** Prompt **
Drop every picture. Then return, exactly, the lines from the beginning of the listing below through the one containing "ash = [str(i)".
— Begin Provided data —
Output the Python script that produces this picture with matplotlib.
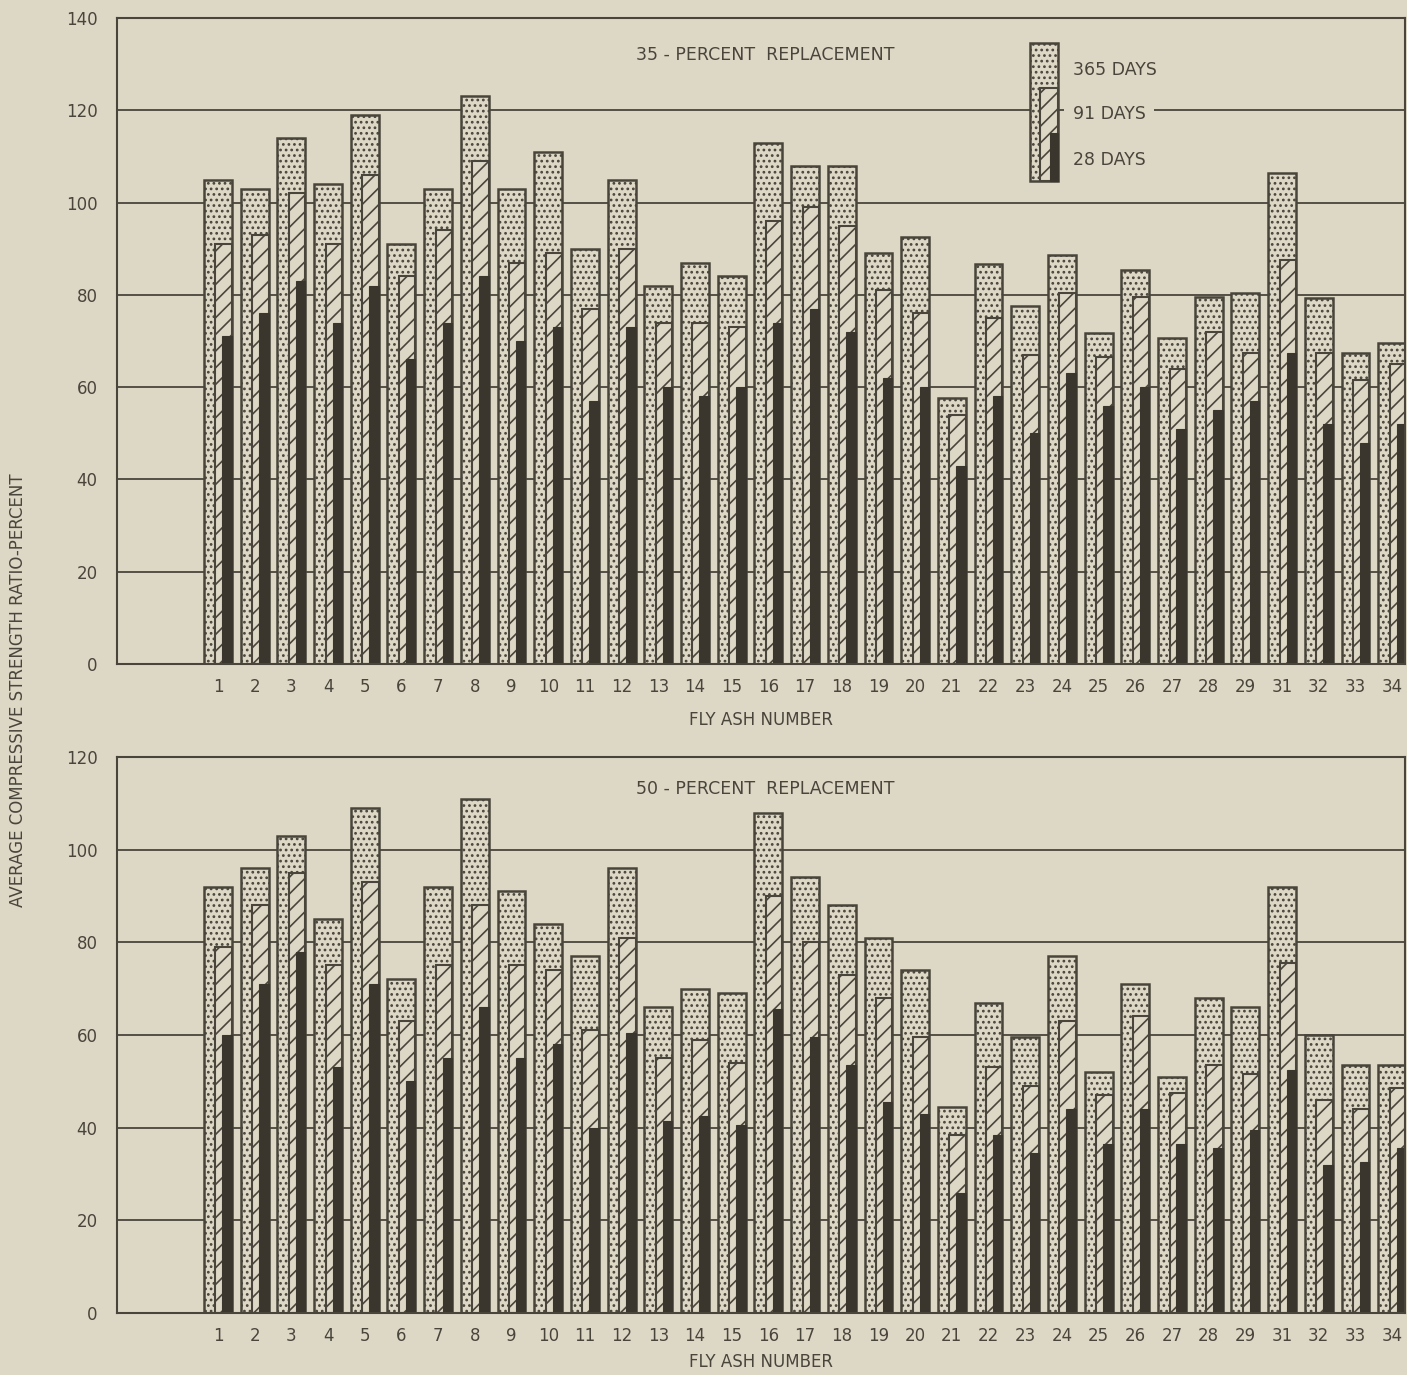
import matplotlib.pyplot as plt
import numpy as np
from matplotlib.patches import Rectangle

# fly ash numbers (no 30 in the series)
ash = [str(i) for i in range(1, 30)] + ["31", "32", "33", "34"]

# 35-percent replacement
top_365 = [105, 103, 114, 104, 119, 91, 103, 123, 103, 111,
           90, 105, 82, 87, 84, 113, 108, 108, 89, 92.6,
           57.6, 86.7, 77.6, 88.6, 71.7, 85.4, 70.6, 79.6, 80.4,
           106.4, 79.3, 67.4, 69.6]
top_91 = [91, 93, 102, 91, 106, 84, 94, 109, 87, 89,
          77, 90, 74, 74, 73, 96, 99, 95, 81, 76,
          54, 75, 67, 80.5, 66.5, 79.5, 64, 72, 67.5,
          87.5, 67.5, 61.5, 65]
top_28 = [71, 76, 83, 74, 82, 66, 74, 84, 70, 73,
          57, 73, 60, 58, 60, 74, 77, 72, 62, 60,
          43, 58, 50, 63, 56, 60, 51, 55, 57,
          67.5, 52, 48, 52]

# 50-percent replacement
bot_365 = [92, 96, 103, 85, 109, 72, 92, 111, 91, 84,
           77, 96, 66, 70, 69, 108, 94, 88, 81, 74,
           44.5, 67, 59.5, 77, 52, 71, 51, 68, 66,
           92, 60, 53.5, 53.5]
bot_91 = [79, 88, 95, 75, 93, 63, 75, 88, 75, 74,
          61, 81, 55, 59, 54, 90, 80, 73, 68, 59.5,
          38.5, 53, 49, 63, 47, 64, 47.5, 53.5, 51.5,
          75.5, 46, 44, 48.5]
bot_28 = [60, 71, 78, 53, 71, 50, 55, 66, 55, 58,
          40, 60.5, 41.5, 42.5, 40.5, 65.5, 59.5, 53.5, 45.5, 43,
          26, 38.5, 34.5, 44, 36.5, 44, 36.5, 35.5, 39.5,
          52.5, 32, 32.5, 35.5]

bg = "#ddd8c6"
ink = "#4a453b"
dark = "#3a362e"

plt.rcParams["hatch.linewidth"] = 1.2

fig = plt.figure(figsize=(14.07, 13.75), dpi=100, facecolor=bg)
ax1 = fig.add_axes([0.0832, 0.5171, 0.9154, 0.4698])
ax2 = fig.add_axes([0.0832, 0.0451, 0.9154, 0.4044])

x = np.arange(len(ash))
w = 0.76


def draw(ax, d365, d91, d28, ymax, title, lpad):
    ax.set_facecolor(bg)
    ax.bar(x - w / 2, d365, width=w, align="edge", color=bg,
           edgecolor=ink, hatch="...", linewidth=1.8)
    ax.bar(x - w / 2 + 0.41 * w, d91, width=0.59 * w, align="edge", color=bg,
           edgecolor=ink, hatch="//", linewidth=1.5)
    ax.bar(x - w / 2 + 0.66 * w, d28, width=0.34 * w, align="edge",
           color=dark, edgecolor=dark, linewidth=0.8)
    ax.set_xlim(-2.75, 32.35)
    ax.set_ylim(0, ymax)
    ax.set_yticks(range(0, ymax + 1, 20))
    ax.set_xticks(x, ash)
    ax.yaxis.grid(True, color=ink, linewidth=1.3)
    ax.set_axisbelow(True)
    ax.tick_params(axis="y", length=0, pad=14, labelsize=12, colors=ink)
    ax.tick_params(axis="x", length=0, pad=10, labelsize=12, colors=ink)
    for s in ax.spines.values():
        s.set_color(ink)
        s.set_linewidth(1.5)
    ax.set_xlabel("FLY ASH NUMBER", fontsize=12, color=ink, labelpad=lpad)
    ax.text(0.503, 0.943, title, transform=ax.transAxes, ha="center",
            va="center", fontsize=12.5, color=ink)


draw(ax1, top_365, top_91, top_28, 140, "35 - PERCENT  REPLACEMENT", 11)
draw(ax2, bot_365, bot_91, bot_28, 120, "50 - PERCENT  REPLACEMENT", 6)

# key drawn as a small sample bar
lx, lw, lb = 0.709, 0.0217, 0.748
ax1.add_patch(Rectangle((lx, lb), lw, 0.961 - lb, transform=ax1.transAxes,
                        facecolor=bg, edgecolor=ink, hatch="...", lw=1.8, zorder=3))
ax1.add_patch(Rectangle((lx + 0.36 * lw, lb), 0.64 * lw, 0.892 - lb,
                        transform=ax1.transAxes, facecolor=bg, edgecolor=ink,
                        hatch="//", lw=1.5, zorder=4))
ax1.add_patch(Rectangle((lx + 0.70 * lw, lb), 0.30 * lw, 0.822 - lb,
                        transform=ax1.transAxes, facecolor=dark, edgecolor=dark,
                        lw=0.8, zorder=5))
for txt, ty in [("365 DAYS", 0.919), ("91 DAYS", 0.851), ("28 DAYS", 0.780)]:
    ax1.text(0.742, ty, txt, transform=ax1.transAxes, ha="left", va="center",
             fontsize=12.5, color=ink, zorder=6,
             bbox=dict(facecolor=bg, edgecolor="none", pad=6))

fig.text(0.013, 0.498, "AVERAGE COMPRESSIVE STRENGTH RATIO-PERCENT",
         rotation=90, ha="center", va="center", fontsize=12, color=ink)

fig.savefig("out.png", dpi=100, facecolor=bg)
— End Provided data —
** Correct answer **
Output the Python script that produces this picture with matplotlib.
import matplotlib.pyplot as plt
import numpy as np
from matplotlib.patches import Rectangle

# fly ash numbers (no 30 in the series)
ash = [str(i) for i in range(1, 30)] + ["31", "32", "33", "34"]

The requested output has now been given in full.